# Stated goal
Could the lines from the start of the data through the line with "const targetLevel = 1.9;" be set down exactly, with no pictures among them?

Begin

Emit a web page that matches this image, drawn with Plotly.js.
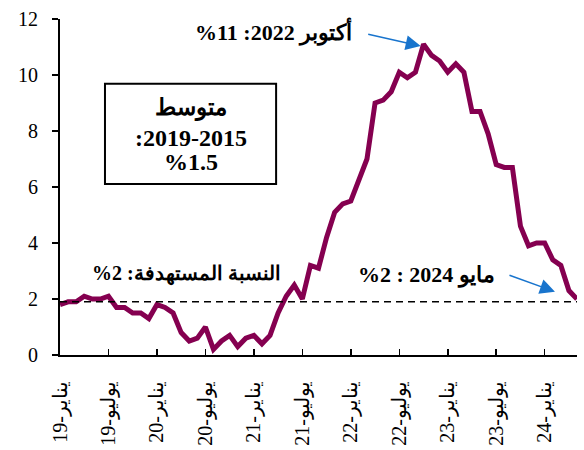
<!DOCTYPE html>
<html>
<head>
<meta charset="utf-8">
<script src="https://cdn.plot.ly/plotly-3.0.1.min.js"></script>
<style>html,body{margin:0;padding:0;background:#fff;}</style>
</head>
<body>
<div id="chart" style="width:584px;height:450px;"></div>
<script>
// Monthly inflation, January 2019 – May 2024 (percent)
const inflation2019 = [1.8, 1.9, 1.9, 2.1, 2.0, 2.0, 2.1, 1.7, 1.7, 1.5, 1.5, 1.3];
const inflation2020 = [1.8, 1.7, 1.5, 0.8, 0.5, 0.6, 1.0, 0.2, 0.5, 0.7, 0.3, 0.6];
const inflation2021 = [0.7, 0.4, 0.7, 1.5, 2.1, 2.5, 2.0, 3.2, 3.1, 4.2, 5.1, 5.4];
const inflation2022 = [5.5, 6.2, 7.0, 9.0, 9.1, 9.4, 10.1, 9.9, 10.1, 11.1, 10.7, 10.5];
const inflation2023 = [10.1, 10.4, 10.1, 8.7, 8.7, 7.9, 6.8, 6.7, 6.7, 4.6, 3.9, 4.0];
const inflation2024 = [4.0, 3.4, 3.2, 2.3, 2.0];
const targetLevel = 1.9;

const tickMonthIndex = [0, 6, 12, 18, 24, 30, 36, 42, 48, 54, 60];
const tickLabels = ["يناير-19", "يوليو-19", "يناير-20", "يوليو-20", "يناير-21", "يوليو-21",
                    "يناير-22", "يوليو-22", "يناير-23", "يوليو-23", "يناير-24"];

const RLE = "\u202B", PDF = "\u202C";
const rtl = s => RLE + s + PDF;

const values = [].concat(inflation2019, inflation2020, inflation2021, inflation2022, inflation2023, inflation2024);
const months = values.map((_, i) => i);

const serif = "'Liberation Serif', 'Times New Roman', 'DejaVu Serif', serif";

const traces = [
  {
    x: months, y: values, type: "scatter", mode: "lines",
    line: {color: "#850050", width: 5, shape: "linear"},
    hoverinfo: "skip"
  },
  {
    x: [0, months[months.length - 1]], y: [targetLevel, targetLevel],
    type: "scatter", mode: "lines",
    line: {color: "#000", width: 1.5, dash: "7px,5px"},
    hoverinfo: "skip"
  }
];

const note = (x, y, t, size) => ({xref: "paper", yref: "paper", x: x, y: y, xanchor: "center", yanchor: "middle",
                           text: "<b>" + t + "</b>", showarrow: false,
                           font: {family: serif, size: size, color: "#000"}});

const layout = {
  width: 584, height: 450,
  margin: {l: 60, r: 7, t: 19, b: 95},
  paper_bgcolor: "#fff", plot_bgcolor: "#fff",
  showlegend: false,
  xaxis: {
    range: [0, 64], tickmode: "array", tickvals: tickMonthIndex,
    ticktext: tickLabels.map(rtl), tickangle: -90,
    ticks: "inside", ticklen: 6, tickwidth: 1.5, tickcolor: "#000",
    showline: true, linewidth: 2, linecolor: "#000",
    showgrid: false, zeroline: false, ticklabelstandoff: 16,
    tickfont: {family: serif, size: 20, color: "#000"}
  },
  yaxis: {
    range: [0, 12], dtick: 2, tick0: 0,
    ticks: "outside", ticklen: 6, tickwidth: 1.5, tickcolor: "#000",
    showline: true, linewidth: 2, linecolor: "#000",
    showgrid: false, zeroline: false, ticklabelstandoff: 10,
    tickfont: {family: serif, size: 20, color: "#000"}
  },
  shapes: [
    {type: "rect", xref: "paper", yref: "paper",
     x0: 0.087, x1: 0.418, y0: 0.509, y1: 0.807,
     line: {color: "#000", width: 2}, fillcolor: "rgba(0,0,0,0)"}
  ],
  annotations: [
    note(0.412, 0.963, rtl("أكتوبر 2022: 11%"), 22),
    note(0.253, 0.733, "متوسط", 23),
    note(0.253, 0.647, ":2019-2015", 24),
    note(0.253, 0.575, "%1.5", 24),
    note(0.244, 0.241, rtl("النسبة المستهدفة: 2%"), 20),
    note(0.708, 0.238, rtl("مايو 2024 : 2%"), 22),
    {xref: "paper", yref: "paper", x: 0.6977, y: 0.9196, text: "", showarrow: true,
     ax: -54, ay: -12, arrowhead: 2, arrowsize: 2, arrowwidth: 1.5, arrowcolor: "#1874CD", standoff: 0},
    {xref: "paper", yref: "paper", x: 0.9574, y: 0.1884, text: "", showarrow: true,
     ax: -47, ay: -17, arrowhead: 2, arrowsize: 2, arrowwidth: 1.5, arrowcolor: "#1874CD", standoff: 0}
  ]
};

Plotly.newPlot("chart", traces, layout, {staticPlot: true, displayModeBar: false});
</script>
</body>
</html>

End

# Finished task
Emit a web page that matches this image, drawn with Plotly.js.
<!DOCTYPE html>
<html>
<head>
<meta charset="utf-8">
<script src="https://cdn.plot.ly/plotly-3.0.1.min.js"></script>
<style>html,body{margin:0;padding:0;background:#fff;}</style>
</head>
<body>
<div id="chart" style="width:584px;height:450px;"></div>
<script>
// Monthly inflation, January 2019 – May 2024 (percent)
const inflation2019 = [1.8, 1.9, 1.9, 2.1, 2.0, 2.0, 2.1, 1.7, 1.7, 1.5, 1.5, 1.3];
const inflation2020 = [1.8, 1.7, 1.5, 0.8, 0.5, 0.6, 1.0, 0.2, 0.5, 0.7, 0.3, 0.6];
const inflation2021 = [0.7, 0.4, 0.7, 1.5, 2.1, 2.5, 2.0, 3.2, 3.1, 4.2, 5.1, 5.4];
const inflation2022 = [5.5, 6.2, 7.0, 9.0, 9.1, 9.4, 10.1, 9.9, 10.1, 11.1, 10.7, 10.5];
const inflation2023 = [10.1, 10.4, 10.1, 8.7, 8.7, 7.9, 6.8, 6.7, 6.7, 4.6, 3.9, 4.0];
const inflation2024 = [4.0, 3.4, 3.2, 2.3, 2.0];
const targetLevel = 1.9;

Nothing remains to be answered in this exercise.